En el seno de esa complejidad, podemos distinguir en el individuo tres niveles de moral, tal y como nos propone Gehlen: el institucional, el profesional y el individual. El nivel institucional tiene que ver con el funcionamiento de aquellas entidades que garantizan el funcionamiento a gran escala de una sociedad humana, tanto a nivel nacional como internacional. El profesional tiene que ver con lo específico de la profesión, en la que a causa de nuestra implicación directa aparece una tensión entre lo más general y el comportamiento individual; a nivel personal no siempre coincidimos con las prácticas y las costumbres establecidas en nuestra profesión (a menudo sí, pero en ocasiones no), y si somos inquietos moralmente, ello provocará sin duda conflictos éticos personales. Y por último se encuentra ya el nivel individual o relacional, nivel en el que ya nos movemos con una importante carga de responsabilidad personal, pues tomamos parte activa en su desempeño.

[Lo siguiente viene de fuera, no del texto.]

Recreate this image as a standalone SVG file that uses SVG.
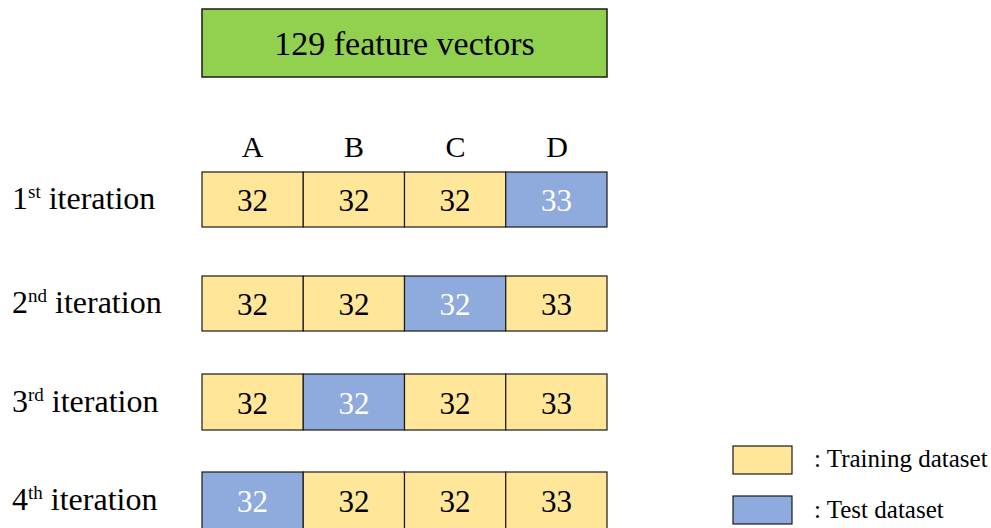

Sin embargo, quizá sea preciso añadir un cuarto nivel, que ha sido determinado por nuestra situación de globalización. Desde este sentido moral, la globalización puede ser un arma de doble filo, pues puede llevarnos a conflictos para los que quizá no estemos preparados, y que incluso sea inapropiado plantearlos tal y como se plantean. Se trata de la preocupación que nos suscitan situaciones correspondientes a poblaciones y países que ni siquiera sabíamos que existían, de las cuales usualmente desconocemos las causas verdaderas por las que se encuentran en dicha situación. Continuamente nos llegan noticias terribles de lugares lejanos de nuestro planeta (y que en ocasiones nos atañen directamente), noticias que nos afectan a nivel personal por la tragedia que llevan aparejadas, y ante las cuales inevitablemente nos sentimos responsables. Qué duda cabe de que esta preocupación es sana y legítima, y nos honra como personas; el problema adviene cuando nos quedamos en una mera sacudida emotivista, que más allá de una honda preocupación nos lleva a silenciar una conciencia que en definitiva no se cuestiona nada. A menudo nos preocupamos por problemas extremadamente lejanos, cuando no somos capaces de convivir éticamente ya no en nuestra propia sociedad, ya no con nuestro propio vecino, sino en nuestra propia casa y con nuestra propia familia. Incluso no somos capaces de configurar en nosotros una vida auténticamente humana.

Preocupados por los problemas del mundo (preocupación que, como digo, es totalmente legítima y pertinente, y nos dignifica como personas), nos olvidamos con frecuencia de llevar una vida éticamente comprometida en nuestro entorno cercano, limitándonos a la queja y a la exigencia en lugar de un compromiso sacrificado y solidario. La auténtica preocupación por lo lejano surge cuando se da sobre el cimiento de una auténtica preocupación por lo cercano. Cuando no es así, se convierte en un mero escapismo de nuestra inconsecuencia personal, con el cual creemos aliviar nuestras alienaciones y paranoias. Mientras tanto, con nuestra incoherencia seguimos alimentando el desequilibrio y la injusticia, inconscientes de nuestra propia irresponsabilidad, enajenados entre el emotivismo y el bienestar.